In an environment in which relationships between the law enforcement community and the population it serves is at an all-time low, the return to a deliberate and proactive professional ethics is essential. Regardless of the branch of service or the level of service, ethical training must be implemented early and continued throughout the entirety of a professional’s career. Such training would enable him/her to recognize and optimize one’s own ethical system, to understand and respond responsibly to the ethical models of others, and to ensure that the systems to which one belongs (whether the community, the department, the division, or the profession as a whole) is guided by an ethical system which honors the professions’ onus to protect and to serve. Then and only then will the egregious wounds mutually inflicted and mutually suffered by the law enforcement community and the people they serve begin to heal.

References

Bailey, K. & Ballard, J. D. (2015). Teaching ethics to criminal justice students: Focusing on self-identity, self-awareness, and internal accountability. Teaching Ethics, 15(1), 201-212.

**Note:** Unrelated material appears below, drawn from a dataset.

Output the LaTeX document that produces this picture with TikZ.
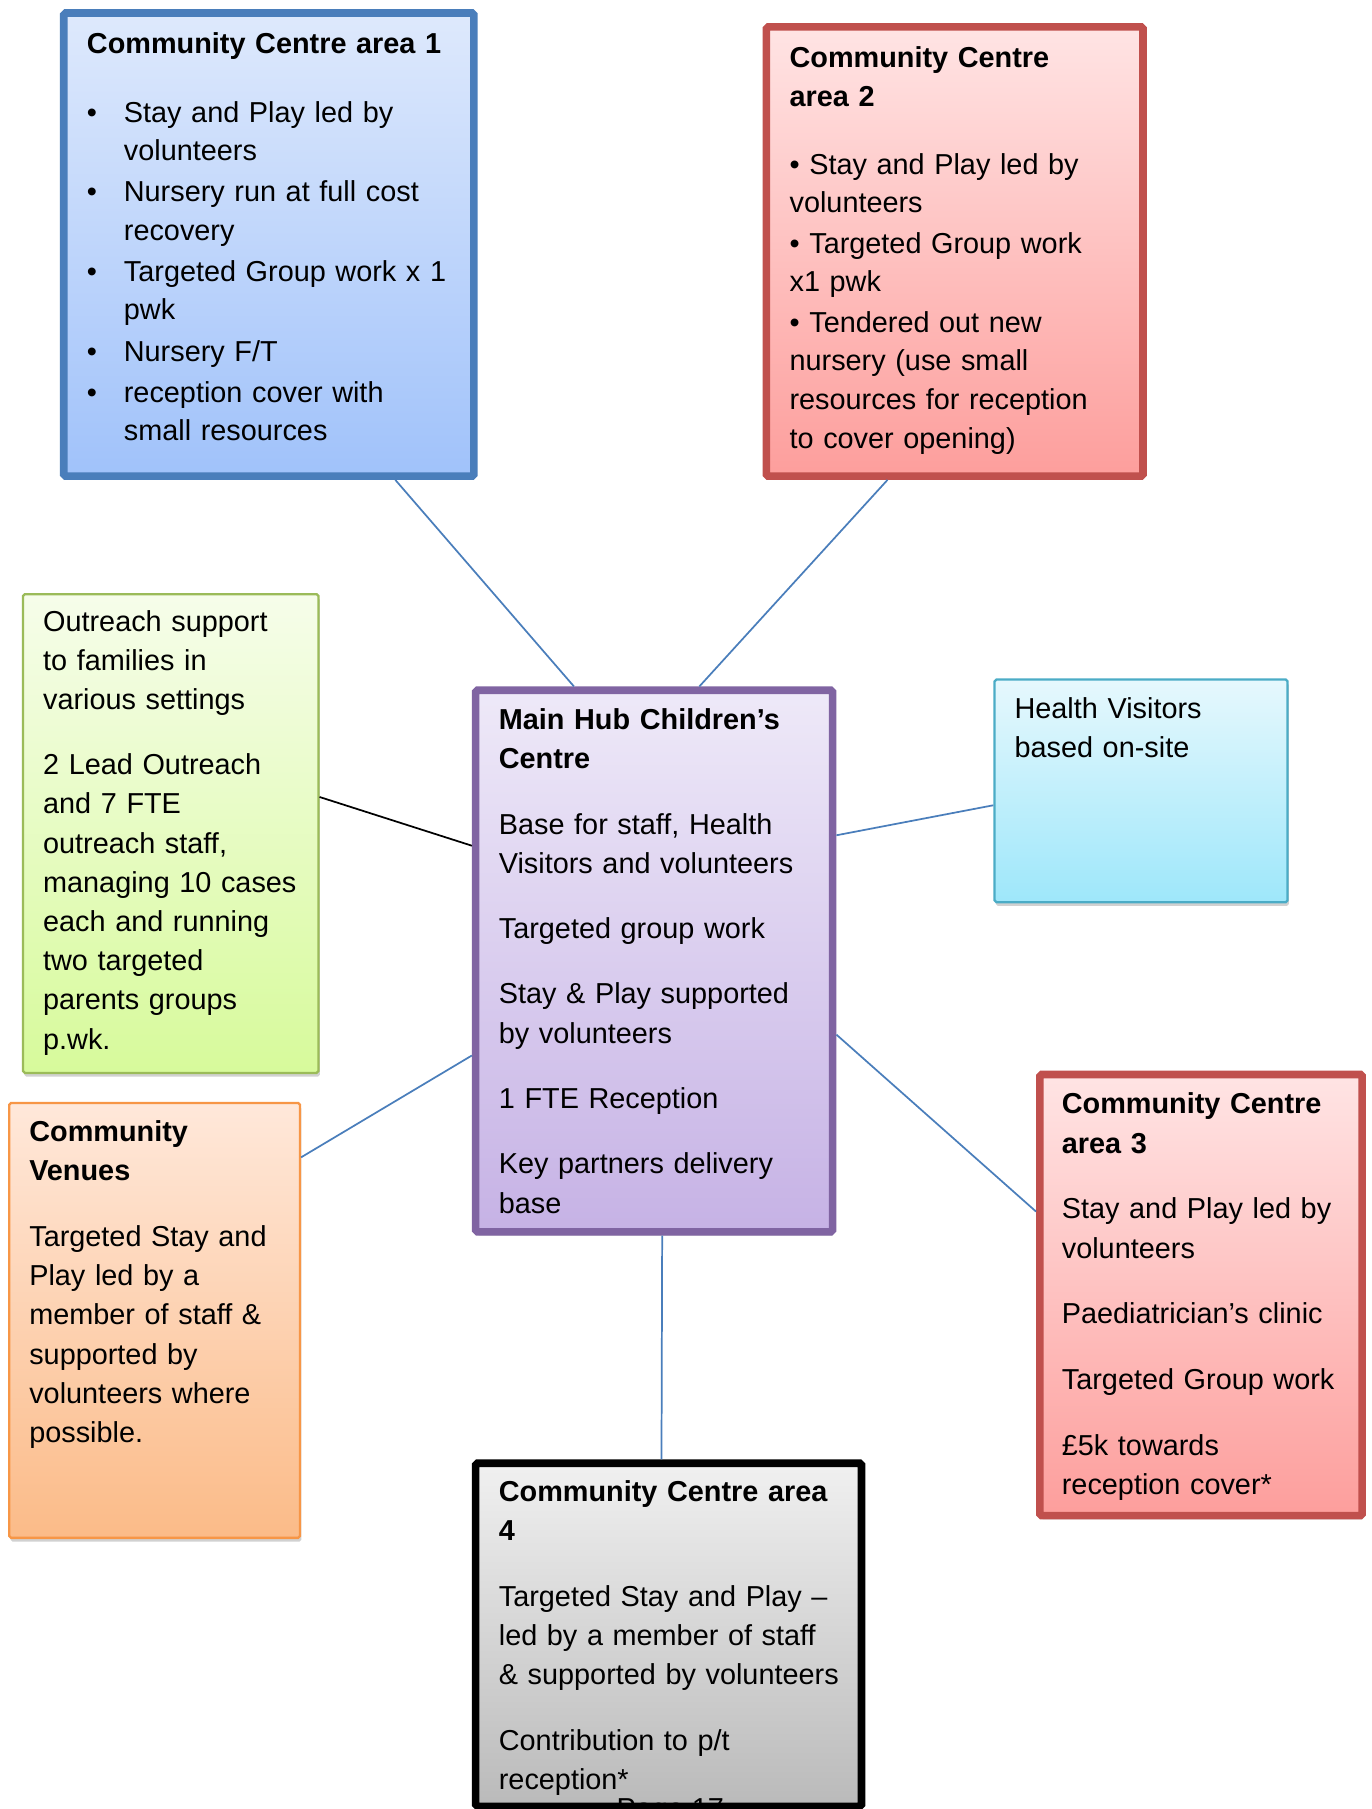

Blume, J. H. (2016). How the ‘shackles’ of ethics prevent structural reform in the American criminal justice system. New England Journal on Criminal and Civil Confinement, 42(1), 23-38.

Henry, J. S. (2014). Promoting the study of wrongful convictions in criminal justice curricula. Journal of Criminal Justice Education, 25(2), 236-251.

Kutnjak Ivkovic, S. (2016). Police misconduct: Rotten apples, rotten branches, and rotten orchards. Criminology and Public Policy, 8(4), 777-785.

Ryberg, J. (2014). Neuroscience and criminal justice: Introduction. Journal of Ethics, 18, 77-80.